*Work to complete*:
Below is a listing to write out in full, exactly as given, without its pictures.

==== Dataset content ====

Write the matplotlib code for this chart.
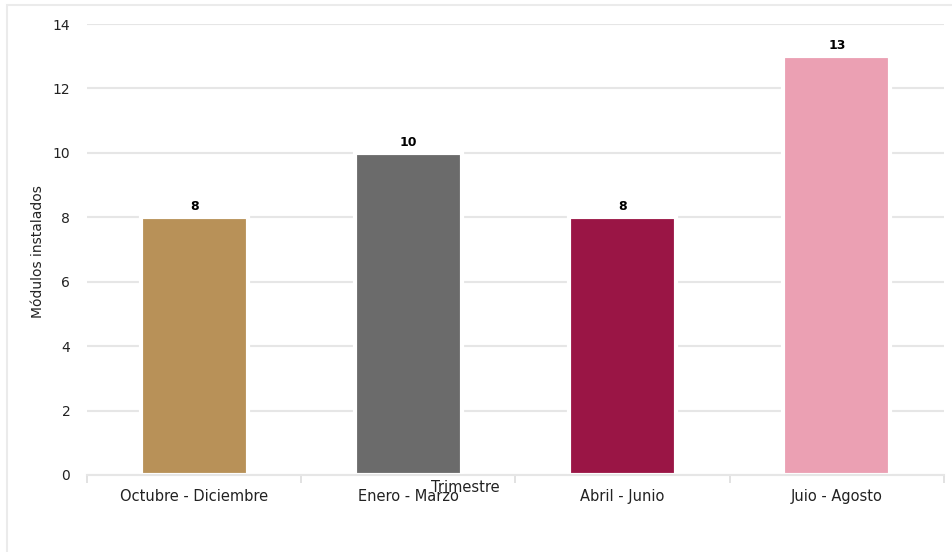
import matplotlib.pyplot as plt
from matplotlib.patches import Rectangle

categories = ['Octubre - Diciembre', 'Enero - Marzo', 'Abril - Junio', 'Juio - Agosto']
values = [8, 10, 8, 13]
colors = ['#B89158', '#6B6B6B', '#9A1545', '#EBA0B3']

plt.rcParams['font.family'] = ['DejaVu Sans']

fig = plt.figure(figsize=(9.53, 5.52), dpi=100)
ax = fig.add_axes([87 / 953, 1 - 475 / 552, (944 - 87) / 953, (475 - 24) / 552])

# light frame round the whole chart
fig.patches.append(Rectangle((7 / 953, -0.1), 1.1, 1 - 5 / 552 + 0.1, transform=fig.transFigure,
                             fill=False, edgecolor='#EBEBEB', linewidth=1.5))

x = range(len(categories))
bars = ax.bar(x, values, width=0.5, color=colors, edgecolor='white', linewidth=3, zorder=2)
for b, v in zip(bars, values):
    ax.text(b.get_x() + b.get_width() / 2, v + 0.12, str(v), ha='center', va='bottom',
            fontsize=9, fontweight='bold', color='black')

ax.set_xlim(-0.5, 3.5)
ax.set_ylim(0, 14)
ax.set_yticks(range(0, 15, 2))
ax.yaxis.grid(True, color='#E6E6E6', linewidth=1.5, zorder=0)
ax.set_axisbelow(True)

ax.set_xticks(x)
ax.set_xticklabels(categories, fontsize=10.5, color='#222222')
ax.tick_params(axis='x', length=0, pad=10)
ax.set_xticks([-0.5, 0.5, 1.5, 2.5, 3.5], minor=True)
ax.tick_params(axis='x', which='minor', length=6, color='#DDDDDD', width=1.2)
ax.tick_params(axis='y', length=0, pad=12, labelsize=10, labelcolor='#222222')

for s in ['top', 'right', 'left']:
    ax.spines[s].set_visible(False)
ax.spines['bottom'].set_color('#E6E6E6')
ax.spines['bottom'].set_linewidth(1.5)

fig.text(465 / 953, 1 - 487 / 552, 'Trimestre', ha='center', va='center', fontsize=10.5, color='#222222')
fig.text(38 / 953, 1 - 252 / 552, 'Módulos instalados', rotation=90, ha='center', va='center',
         fontsize=10, color='#222222')

fig.savefig('out.png', dpi=100)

====

*Answer to this exercise*:
Write the matplotlib code for this chart.
import matplotlib.pyplot as plt
from matplotlib.patches import Rectangle

categories = ['Octubre - Diciembre', 'Enero - Marzo', 'Abril - Junio', 'Juio - Agosto']
values = [8, 10, 8, 13]
colors = ['#B89158', '#6B6B6B', '#9A1545', '#EBA0B3']

plt.rcParams['font.family'] = ['DejaVu Sans']

fig = plt.figure(figsize=(9.53, 5.52), dpi=100)
ax = fig.add_axes([87 / 953, 1 - 475 / 552, (944 - 87) / 953, (475 - 24) / 552])

# light frame round the whole chart
fig.patches.append(Rectangle((7 / 953, -0.1), 1.1, 1 - 5 / 552 + 0.1, transform=fig.transFigure,
                             fill=False, edgecolor='#EBEBEB', linewidth=1.5))

x = range(len(categories))
bars = ax.bar(x, values, width=0.5, color=colors, edgecolor='white', linewidth=3, zorder=2)
for b, v in zip(bars, values):
    ax.text(b.get_x() + b.get_width() / 2, v + 0.12, str(v), ha='center', va='bottom',
            fontsize=9, fontweight='bold', color='black')

ax.set_xlim(-0.5, 3.5)
ax.set_ylim(0, 14)
ax.set_yticks(range(0, 15, 2))
ax.yaxis.grid(True, color='#E6E6E6', linewidth=1.5, zorder=0)
ax.set_axisbelow(True)

ax.set_xticks(x)
ax.set_xticklabels(categories, fontsize=10.5, color='#222222')
ax.tick_params(axis='x', length=0, pad=10)
ax.set_xticks([-0.5, 0.5, 1.5, 2.5, 3.5], minor=True)
ax.tick_params(axis='x', which='minor', length=6, color='#DDDDDD', width=1.2)
ax.tick_params(axis='y', length=0, pad=12, labelsize=10, labelcolor='#222222')

for s in ['top', 'right', 'left']:
    ax.spines[s].set_visible(False)
ax.spines['bottom'].set_color('#E6E6E6')
ax.spines['bottom'].set_linewidth(1.5)

fig.text(465 / 953, 1 - 487 / 552, 'Trimestre', ha='center', va='center', fontsize=10.5, color='#222222')
fig.text(38 / 953, 1 - 252 / 552, 'Módulos instalados', rotation=90, ha='center', va='center',
         fontsize=10, color='#222222')

fig.savefig('out.png', dpi=100)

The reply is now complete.